Funcia confirma que, se não houver a aplicação integral do piso em 2023, a Associação Brasileira de Economia da Saúde (ABrES) vai procurar a Justiça e o Ministério Público. Ele acrescenta que o problema surgiu porque o governo criou, no novo arcabouço, a regra de limitar o crescimento real das despesas a até 2,5%, mas deixou os pisos da saúde e da educação crescendo no ritmo da receita.

“Óbvio que grande parte desses 2,5% vai ser consumido com os pisos, porque são duas despesas grandes, mas são direitos da população consagrados na Constituição e direitos de cidadania com efeito estratégico para o desenvolvimento do Brasil”, defende Funcia.

Procurados, os ministérios da Fazenda e do Planejamento e Orçamento não comentaram a interpretação dos especialistas. O Planejamento respondeu, apenas, que “o processo de formulação da consulta ao TCU está em estado avançado”. A Fazenda falou que não iria comentar porque a consulta ainda não foi formalizada.
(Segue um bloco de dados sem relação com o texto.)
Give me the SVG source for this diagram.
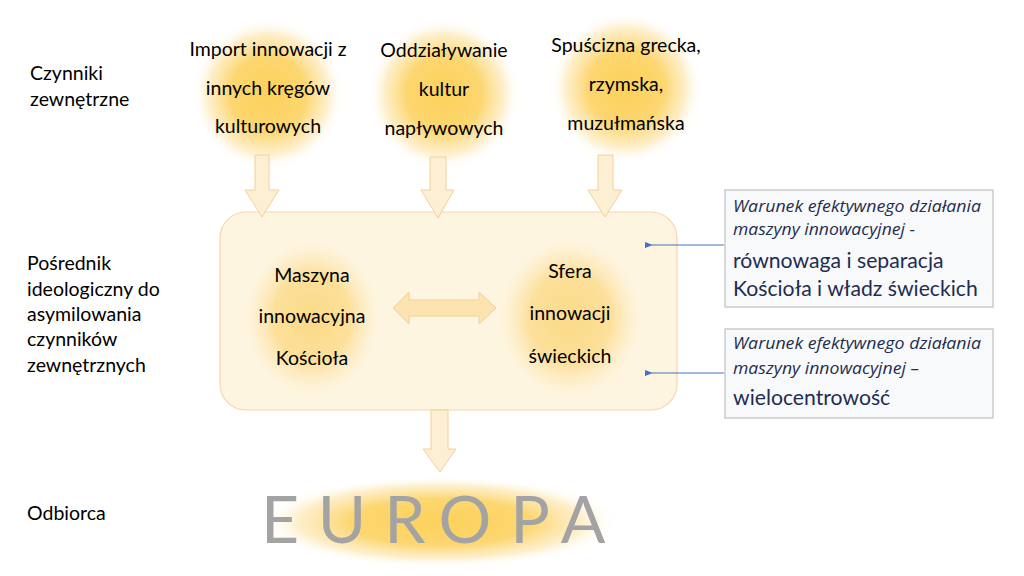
<svg xmlns="http://www.w3.org/2000/svg" width="1024" height="576" viewBox="0 0 1024 576">
<defs>
<radialGradient id="glow" cx="0.5" cy="0.5" r="0.5">
<stop offset="0" stop-color="#fcd25a" stop-opacity="1"/>
<stop offset="0.5" stop-color="#fcd469" stop-opacity="0.95"/>
<stop offset="0.78" stop-color="#fde09a" stop-opacity="0.55"/>
<stop offset="1" stop-color="#ffffff" stop-opacity="0"/>
</radialGradient>
<radialGradient id="glowPale" cx="0.5" cy="0.5" r="0.5">
<stop offset="0" stop-color="#fbdb88" stop-opacity="1"/>
<stop offset="0.55" stop-color="#fcdd92" stop-opacity="0.9"/>
<stop offset="0.8" stop-color="#fde8b8" stop-opacity="0.5"/>
<stop offset="1" stop-color="#fef5e0" stop-opacity="0"/>
</radialGradient>
<marker id="bluehead" markerWidth="8" markerHeight="6" refX="1" refY="3" orient="auto" markerUnits="userSpaceOnUse">
<path d="M8,0 L0,3 L8,6 Z" fill="#4472c4"/>
</marker>
</defs>
<style>
text{font-family:Lato,"Noto Sans","Liberation Sans",sans-serif;fill:#000}
.lbl{font-size:19.5px}
.node{font-size:19.5px;text-anchor:middle}
.barrow{fill:#fdefd3;stroke:#f6cf98;stroke-width:1}
.darrow{fill:#fce3b0;stroke:#f5cf9a;stroke-width:1}
.callout{fill:#f8f9fb;stroke:#bfbfbf;stroke-width:1.2}
.ital{font-family:"Open Sans","Noto Sans",sans-serif;font-size:16.5px;font-style:italic;fill:#1f2d50}
.big{font-size:21.2px;fill:#1f2d50}
.blue{stroke:#4472c4;stroke-width:1.2;fill:none}
</style>
<rect width="1024" height="576" fill="#ffffff"/>

<g id="row-labels">
<text class="lbl" x="30" y="80">Czynniki</text>
<text class="lbl" x="30" y="106">zewnętrzne</text>
<text class="lbl" x="27" y="270">Pośrednik</text>
<text class="lbl" x="27" y="296">ideologiczny do</text>
<text class="lbl" x="27" y="321">asymilowania</text>
<text class="lbl" x="27" y="346">czynników</text>
<text class="lbl" x="27" y="372">zewnętrznych</text>
<text class="lbl" x="27" y="520">Odbiorca</text>
</g>

<g id="node-import">
<circle cx="268" cy="94" r="76" fill="url(#glow)"/>
<text class="node" x="268" y="56">Import innowacji z</text>
<text class="node" x="268" y="95">innych kręgów</text>
<text class="node" x="268" y="133">kulturowych</text>
</g>
<g id="node-oddzialywanie">
<circle cx="444" cy="94" r="76" fill="url(#glow)"/>
<text class="node" x="444" y="57">Oddziaływanie</text>
<text class="node" x="444" y="96">kultur</text>
<text class="node" x="444" y="135">napływowych</text>
</g>
<g id="node-spuscizna">
<circle cx="626" cy="88" r="76" fill="url(#glow)"/>
<text class="node" x="626" y="52">Spuścizna grecka,</text>
<text class="node" x="626" y="91">rzymska,</text>
<text class="node" x="626" y="130">muzułmańska</text>
</g>

<g id="node-posrednik">
<rect x="220" y="212" width="457" height="198" rx="26" ry="26" fill="#fef5e0" stroke="#f8d5ae" stroke-width="1.2"/>
</g>
<g id="node-maszyna">
<ellipse cx="312" cy="318" rx="70" ry="80" fill="url(#glowPale)"/>
<text class="node" x="312" y="282">Maszyna</text>
<text class="node" x="312" y="323">innowacyjna</text>
<text class="node" x="312" y="365">Kościoła</text>
</g>
<g id="node-sfera">
<ellipse cx="570" cy="318" rx="74" ry="82" fill="url(#glowPale)"/>
<text class="node" x="570" y="278">Sfera</text>
<text class="node" x="570" y="320">innowacji</text>
<text class="node" x="570" y="363">świeckich</text>
</g>

<g id="node-callout1">
<rect class="callout" x="725" y="190" width="268" height="117"/>
<text class="ital" x="733" y="212" textLength="248" lengthAdjust="spacingAndGlyphs">Warunek efektywnego działania</text>
<text class="ital" x="733" y="235" textLength="182" lengthAdjust="spacingAndGlyphs">maszyny innowacyjnej -</text>
<text class="big" x="733" y="268">równowaga i separacja</text>
<text class="big" x="733" y="296">Kościoła i władz świeckich</text>
</g>
<g id="node-callout2">
<rect class="callout" x="725" y="329" width="268" height="89"/>
<text class="ital" x="733" y="349" textLength="248" lengthAdjust="spacingAndGlyphs">Warunek efektywnego działania</text>
<text class="ital" x="733" y="374" textLength="186" lengthAdjust="spacingAndGlyphs">maszyny innowacyjnej –</text>
<text class="big" x="733" y="405">wielocentrowość</text>
</g>

<g id="node-europa">
<ellipse cx="440" cy="522" rx="180" ry="46" fill="url(#glow)"/>
<text x="280 342 405 465 530 583" y="543" text-anchor="middle" style="font-size:66px;fill:#a3a3a3">EUROPA</text>
</g>

<g id="connectors">
<path class="barrow" d="M255,155 H269 V190 H279 L262,217 L245,190 H255 Z"/>
<path class="barrow" d="M430,157 H446 V190 H454 L438,218 L421,190 H430 Z"/>
<path class="barrow" d="M598,155 H613 V190 H622 L605,217 L588,190 H598 Z"/>
<path class="barrow" d="M431,410 H448 V449 H456 L440,472 L423,449 H431 Z"/>
<path class="darrow" d="M393,308 L409,292 V300 H479 V292 L496,308 L479,324 V316 H409 V324 Z"/>
<line class="blue" x1="724" y1="245" x2="652" y2="245" marker-end="url(#bluehead)"/>
<line class="blue" x1="724" y1="373" x2="652" y2="373" marker-end="url(#bluehead)"/>
</g>
</svg>
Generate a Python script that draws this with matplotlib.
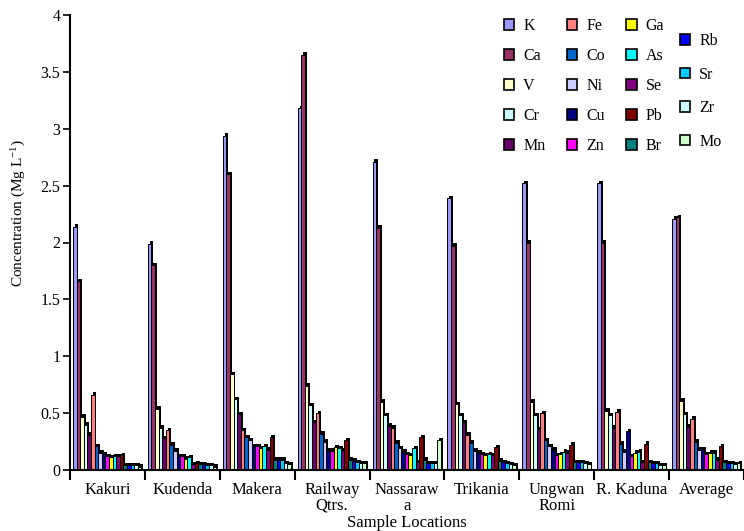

O Ministério Público junto ao TCU pediu na semana passada que a Corte permita ao governo não aplicar os pisos de saúde e educação até o fim deste ano. Na representação, o subprocurador-geral Lucas Rocha Furtado assinala que, a partir do “risco de shutdown”, “não vejo por que impor à sociedade maiores prejuízos considerando que quaisquer mudanças deveriam surgir para melhorias”. O processo ainda não foi distribuído.